Five days later, Roy was arrested in New York on the judge's warrant. He was refused a bond and transferred -- via Oklahoma -- to face the judge, arriving Wednesday at Miami's Federal Detention Center.
Finally facing Judge Turnoff in court Thursday, Roy didn't get into details about the Coulton case. He claimed he's now penniless though he told authorities he had a net worth of about $700,000 in 2009 when he was charged with wire fraud in a federal mortgage investigation in New York. He has pleaded not guilty and is going to trial on that case next month.
Though Turnoff was clearly astounded by Roy's actions, he said he is keeping an open mind and gave Roy and his lawyer time to prepare for an Aug. 16 hearing where Roy can explain himself before the judge makes a final ruling.
...
Turnoff ruled Roy can be released on a $250,000 bond if he can put up $5,000 cash and promises to return for the hearing next week.

If you are looking for a something a little more light-hearted, check out this Jerry Seinfeld short with Ricky Gervais.

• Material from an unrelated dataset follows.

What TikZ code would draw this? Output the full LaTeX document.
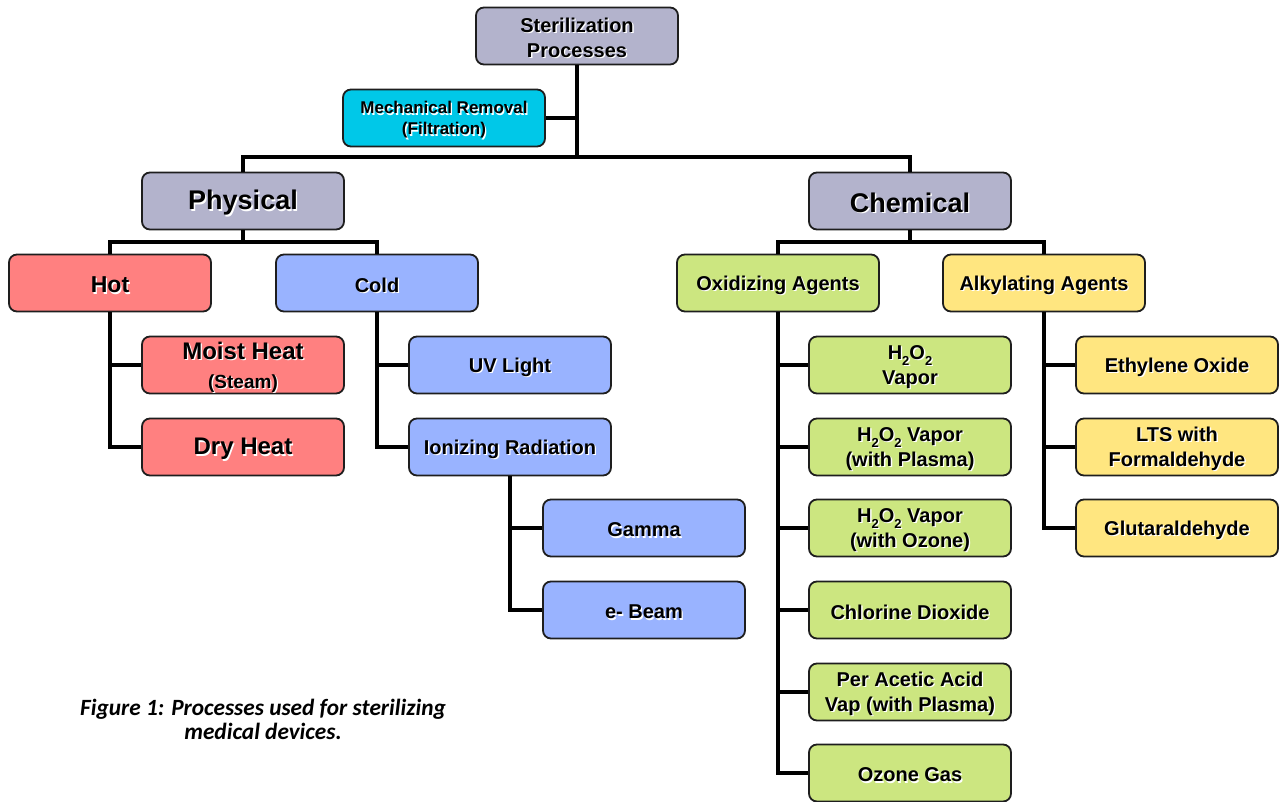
\documentclass[tikz,border=0pt]{standalone}
\usepackage{fontspec}
\setmainfont{Liberation Sans}
\newfontfamily\capfont{Carlito}
\usetikzlibrary{calc}
\definecolor{lav}{RGB}{179,179,204}
\definecolor{cyanb}{RGB}{0,200,232}
\definecolor{hotc}{RGB}{255,128,128}
\definecolor{coldc}{RGB}{153,179,255}
\definecolor{grn}{RGB}{204,230,128}
\definecolor{ylw}{RGB}{255,230,128}
\definecolor{edge}{RGB}{30,30,30}
\newcommand\subtwo{\raisebox{-0.28em}{\fontsize{13}{13}\selectfont 2}}
\newcommand\fs[1]{\fontsize{#1}{25}\selectfont\bfseries}
\newcommand\bx[4]{%
  \node[box,#3] (#1) at (#2) {};
  \node[#3,txt,text=white] at ([shift={(1.3,1.3)}]#1.center) {#4};
  \node[#3,txt] at (#1.center) {#4};
}
\tikzset{
  box/.style={draw=edge,line width=1.8pt,rounded corners=8pt,minimum width=202pt,minimum height=57pt,inner sep=0pt,align=center,text=black},
  txt/.style={draw=none,fill=none,align=center,inner sep=0pt,yshift=-2pt},
  conn/.style={line width=4pt,black},
  f20/.style={font=\fs{20}},
}
\begin{document}
\begin{tikzpicture}[x=1pt,y=-1pt]
\useasboundingbox (0,0) rectangle (1284,802);
% boxes
\bx{ster}{577,36}{fill=lav,f20}{Sterilization\\Processes}
\bx{mech}{444,118}{fill=cyanb,font=\fs{17}\fontsize{17}{21}\selectfont}{Mechanical Removal\\(Filtration)}
\bx{phys}{243,201}{fill=lav,font=\fs{27}}{Physical}
\bx{chem}{910,201}{fill=lav,font=\fs{27}}{Chemical}
\bx{hot}{110,283}{fill=hotc,font=\fs{23}}{Hot}
\bx{cold}{377,283}{fill=coldc,f20}{Cold}
\bx{oxid}{778,283}{fill=grn,f20}{Oxidizing Agents}
\bx{alky}{1044,283}{fill=ylw,f20}{Alkylating Agents}
\bx{moist}{243,365}{fill=hotc,font=\fs{24}}{Moist Heat\\[4pt]{\fontsize{19}{20}\selectfont (Steam)}}
\bx{dry}{243,447}{fill=hotc,font=\fs{24}}{Dry Heat}
\bx{uv}{510,365}{fill=coldc,f20}{UV Light}
\bx{ion}{510,447}{fill=coldc,f20}{Ionizing Radiation}
\bx{gamma}{644,528}{fill=coldc,f20}{Gamma}
\bx{ebeam}{644,610}{fill=coldc,f20}{e- Beam}
\bx{h1}{910,365}{fill=grn,f20}{H\subtwo O\subtwo\\Vapor}
\bx{h2}{910,447}{fill=grn,f20}{H\subtwo O\subtwo{} Vapor\\(with Plasma)}
\bx{h3}{910,528}{fill=grn,f20}{H\subtwo O\subtwo{} Vapor\\(with Ozone)}
\bx{chl}{910,610}{fill=grn,f20}{Chlorine Dioxide}
\bx{per}{910,692}{fill=grn,f20}{Per Acetic Acid\\Vap (with Plasma)}
\bx{ozo}{910,773}{fill=grn,f20}{Ozone Gas}
\bx{eth}{1177,365}{fill=ylw,f20}{Ethylene Oxide}
\bx{lts}{1177,447}{fill=ylw,f20}{LTS with\\Formaldehyde}
\bx{glu}{1177,528}{fill=ylw,f20}{Glutaraldehyde}
% connectors
\coordinate (bus1) at (577,157);
\coordinate (bus2) at (243,242);
\coordinate (bus3) at (910,242);
\draw[conn] (ster.south) -- (bus1);
\draw[conn] (mech.east) -- (mech.east -| ster.south);
\draw[conn] (phys.north) |- (bus1) -| (chem.north);
\draw[conn] (phys.south) -- (bus2);
\draw[conn] (hot.north) |- (bus2) -| (cold.north);
\draw[conn] (chem.south) -- (bus3);
\draw[conn] (oxid.north) |- (bus3) -| (alky.north);
\draw[conn] (hot.south) |- (dry.west);
\draw[conn] (moist.west) -- (moist.west -| hot.south);
\draw[conn] (cold.south) |- (ion.west);
\draw[conn] (uv.west) -- (uv.west -| cold.south);
\draw[conn] (ion.south) |- (ebeam.west);
\draw[conn] (gamma.west) -- (gamma.west -| ion.south);
\draw[conn] (oxid.south) |- (ozo.west);
\foreach \n in {h1,h2,h3,chl,per} \draw[conn] (\n.west) -- (\n.west -| oxid.south);
\draw[conn] (alky.south) |- (glu.west);
\foreach \n in {eth,lts} \draw[conn] (\n.west) -- (\n.west -| alky.south);
% caption
\node[align=center,font=\capfont\bfseries\itshape\fontsize{23.3}{24}\selectfont] (cap) at (263,719) {Figure 1: Processes used for sterilizing\\medical devices.};
\end{tikzpicture}
\end{document}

Or, if you are a Supreme Court junkie, here's a case from the upcoming Term on whether a house boat is a boat or a house:

As yachts go, Fane Lozeman’s vessel was no Queen Mary. First of all, the two-story, 60-foot boat had no name, motor or way of being steered. She drew only 10 inches of water and had glass French doors on three sides, making the idea of an ocean passage nonsensical. Tied up at the dock in North Beach Village, Fla., she was the functional equivalent of a house down to the sewer line and electrical lines snaking onshore.
That didn’t stop town authorities from getting an order under marine law to seize the vessel and tow it to Miami, after Lozeman failed to heed local ordinances and pay his dockage fees. Now the U.S. Supreme Court is scheduled to decide the question of whether the term “vessel” applies to anything that floats, or should be reserved for things intended to move from place to place.